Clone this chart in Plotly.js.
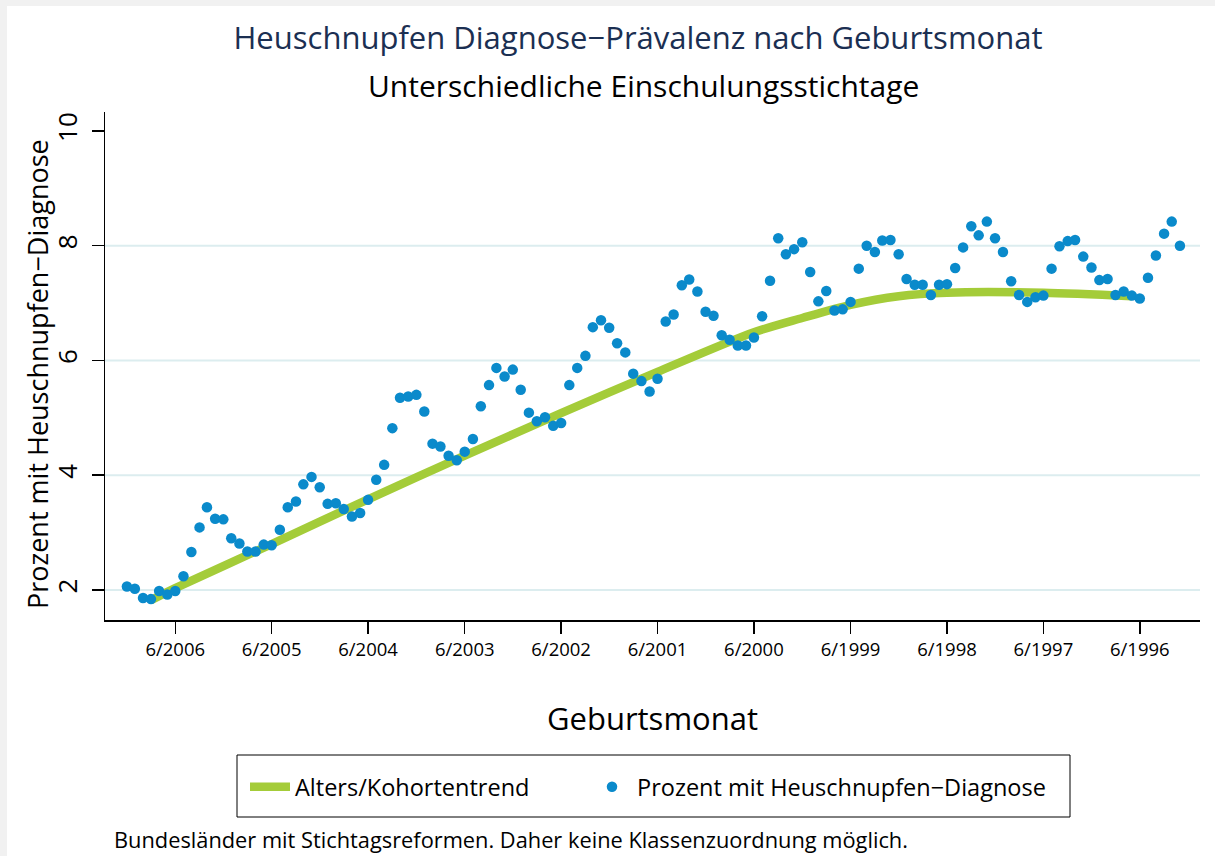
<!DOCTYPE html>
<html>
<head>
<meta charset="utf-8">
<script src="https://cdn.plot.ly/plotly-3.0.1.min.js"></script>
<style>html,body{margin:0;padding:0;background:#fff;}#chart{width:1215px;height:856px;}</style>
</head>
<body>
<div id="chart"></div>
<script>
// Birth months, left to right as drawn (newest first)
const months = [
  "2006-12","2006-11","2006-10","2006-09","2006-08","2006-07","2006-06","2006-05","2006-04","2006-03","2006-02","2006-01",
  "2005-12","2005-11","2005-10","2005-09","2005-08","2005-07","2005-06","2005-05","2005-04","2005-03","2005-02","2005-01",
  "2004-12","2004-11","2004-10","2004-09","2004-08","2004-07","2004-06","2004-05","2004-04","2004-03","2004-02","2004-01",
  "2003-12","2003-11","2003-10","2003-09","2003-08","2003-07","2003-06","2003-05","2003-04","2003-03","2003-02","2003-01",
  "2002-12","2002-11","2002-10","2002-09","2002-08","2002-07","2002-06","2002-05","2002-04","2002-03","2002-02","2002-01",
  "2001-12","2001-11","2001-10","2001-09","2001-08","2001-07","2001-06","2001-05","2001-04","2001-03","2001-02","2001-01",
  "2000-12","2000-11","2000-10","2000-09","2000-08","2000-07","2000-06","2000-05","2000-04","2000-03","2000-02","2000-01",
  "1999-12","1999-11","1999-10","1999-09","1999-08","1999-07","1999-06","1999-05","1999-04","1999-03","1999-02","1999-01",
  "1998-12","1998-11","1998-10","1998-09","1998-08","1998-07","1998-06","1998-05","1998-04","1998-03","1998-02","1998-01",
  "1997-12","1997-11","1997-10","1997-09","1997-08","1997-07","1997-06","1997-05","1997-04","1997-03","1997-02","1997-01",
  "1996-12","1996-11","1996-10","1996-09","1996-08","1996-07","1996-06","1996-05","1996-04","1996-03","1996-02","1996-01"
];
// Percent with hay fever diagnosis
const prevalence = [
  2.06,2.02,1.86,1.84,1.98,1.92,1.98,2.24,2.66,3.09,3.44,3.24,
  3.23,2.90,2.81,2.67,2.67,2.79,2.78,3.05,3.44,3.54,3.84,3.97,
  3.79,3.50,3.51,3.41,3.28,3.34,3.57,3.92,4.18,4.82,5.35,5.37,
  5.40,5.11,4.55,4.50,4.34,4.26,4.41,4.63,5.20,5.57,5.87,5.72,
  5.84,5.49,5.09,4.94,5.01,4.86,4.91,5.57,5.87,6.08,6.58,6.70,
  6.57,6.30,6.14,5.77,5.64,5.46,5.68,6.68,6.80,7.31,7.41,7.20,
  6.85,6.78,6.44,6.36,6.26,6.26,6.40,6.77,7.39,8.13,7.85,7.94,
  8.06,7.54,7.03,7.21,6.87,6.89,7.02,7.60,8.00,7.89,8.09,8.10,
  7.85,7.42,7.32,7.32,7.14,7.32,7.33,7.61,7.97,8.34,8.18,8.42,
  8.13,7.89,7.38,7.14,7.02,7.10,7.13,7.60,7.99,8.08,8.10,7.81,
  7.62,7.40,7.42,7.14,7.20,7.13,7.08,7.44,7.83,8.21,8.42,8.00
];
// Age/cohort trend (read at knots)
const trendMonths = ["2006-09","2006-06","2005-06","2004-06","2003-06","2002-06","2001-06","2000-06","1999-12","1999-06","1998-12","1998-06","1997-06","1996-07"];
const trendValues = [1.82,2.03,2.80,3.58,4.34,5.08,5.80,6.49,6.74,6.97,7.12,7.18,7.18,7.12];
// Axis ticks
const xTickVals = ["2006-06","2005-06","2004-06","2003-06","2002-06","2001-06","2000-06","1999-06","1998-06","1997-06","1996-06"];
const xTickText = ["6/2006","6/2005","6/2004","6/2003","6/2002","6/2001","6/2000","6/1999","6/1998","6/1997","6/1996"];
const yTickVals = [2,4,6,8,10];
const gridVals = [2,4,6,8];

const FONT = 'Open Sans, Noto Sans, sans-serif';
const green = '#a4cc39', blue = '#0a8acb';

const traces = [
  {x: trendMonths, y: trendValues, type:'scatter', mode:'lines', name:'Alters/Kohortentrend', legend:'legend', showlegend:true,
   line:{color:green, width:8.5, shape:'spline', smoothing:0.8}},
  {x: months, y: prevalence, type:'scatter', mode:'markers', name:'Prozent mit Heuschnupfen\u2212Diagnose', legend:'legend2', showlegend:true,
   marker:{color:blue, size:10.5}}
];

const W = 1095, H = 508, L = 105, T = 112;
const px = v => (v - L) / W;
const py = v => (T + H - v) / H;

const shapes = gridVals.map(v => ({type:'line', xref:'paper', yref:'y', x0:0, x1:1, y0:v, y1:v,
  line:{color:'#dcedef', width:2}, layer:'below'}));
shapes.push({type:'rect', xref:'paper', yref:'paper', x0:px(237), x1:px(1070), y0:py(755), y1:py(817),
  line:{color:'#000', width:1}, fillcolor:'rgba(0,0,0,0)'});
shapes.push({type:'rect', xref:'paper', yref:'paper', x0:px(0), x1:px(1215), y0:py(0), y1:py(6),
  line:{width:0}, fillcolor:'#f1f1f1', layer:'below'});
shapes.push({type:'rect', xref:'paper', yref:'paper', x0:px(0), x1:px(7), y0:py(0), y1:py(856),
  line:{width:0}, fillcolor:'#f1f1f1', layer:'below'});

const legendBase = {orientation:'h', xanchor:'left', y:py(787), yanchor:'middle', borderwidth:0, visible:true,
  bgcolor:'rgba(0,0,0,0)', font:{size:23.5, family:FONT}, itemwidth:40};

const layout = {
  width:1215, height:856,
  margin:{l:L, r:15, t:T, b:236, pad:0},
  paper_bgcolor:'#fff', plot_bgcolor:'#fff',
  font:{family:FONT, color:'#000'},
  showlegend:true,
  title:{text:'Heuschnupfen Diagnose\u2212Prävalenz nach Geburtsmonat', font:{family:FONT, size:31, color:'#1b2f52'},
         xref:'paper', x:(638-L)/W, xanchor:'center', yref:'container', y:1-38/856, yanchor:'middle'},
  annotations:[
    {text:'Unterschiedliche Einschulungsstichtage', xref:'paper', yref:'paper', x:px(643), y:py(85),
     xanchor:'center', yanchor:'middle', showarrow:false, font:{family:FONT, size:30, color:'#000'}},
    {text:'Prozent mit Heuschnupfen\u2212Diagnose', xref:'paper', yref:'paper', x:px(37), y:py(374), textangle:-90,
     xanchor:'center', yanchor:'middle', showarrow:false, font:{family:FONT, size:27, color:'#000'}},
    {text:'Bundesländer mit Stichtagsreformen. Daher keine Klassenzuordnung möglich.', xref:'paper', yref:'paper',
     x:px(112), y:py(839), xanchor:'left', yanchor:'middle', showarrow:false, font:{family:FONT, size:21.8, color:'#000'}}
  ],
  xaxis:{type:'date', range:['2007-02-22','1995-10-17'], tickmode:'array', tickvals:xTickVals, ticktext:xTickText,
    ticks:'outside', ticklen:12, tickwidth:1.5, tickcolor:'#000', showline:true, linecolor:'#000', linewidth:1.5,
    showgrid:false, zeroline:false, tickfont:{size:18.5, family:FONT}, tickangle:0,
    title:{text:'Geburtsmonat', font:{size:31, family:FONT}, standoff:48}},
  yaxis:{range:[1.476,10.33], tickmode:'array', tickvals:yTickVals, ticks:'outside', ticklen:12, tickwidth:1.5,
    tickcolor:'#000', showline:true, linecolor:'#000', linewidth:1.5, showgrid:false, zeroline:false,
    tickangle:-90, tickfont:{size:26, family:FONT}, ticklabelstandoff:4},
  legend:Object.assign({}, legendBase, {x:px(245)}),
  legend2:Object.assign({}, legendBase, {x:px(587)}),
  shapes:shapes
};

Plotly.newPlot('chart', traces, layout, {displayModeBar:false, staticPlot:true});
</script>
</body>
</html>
◇ ◇ ◇
▸ **Direction**
Of the lines in the listing above, how many hold the string "chart"? Reply with the number only.

▸ **Solution to this task**
4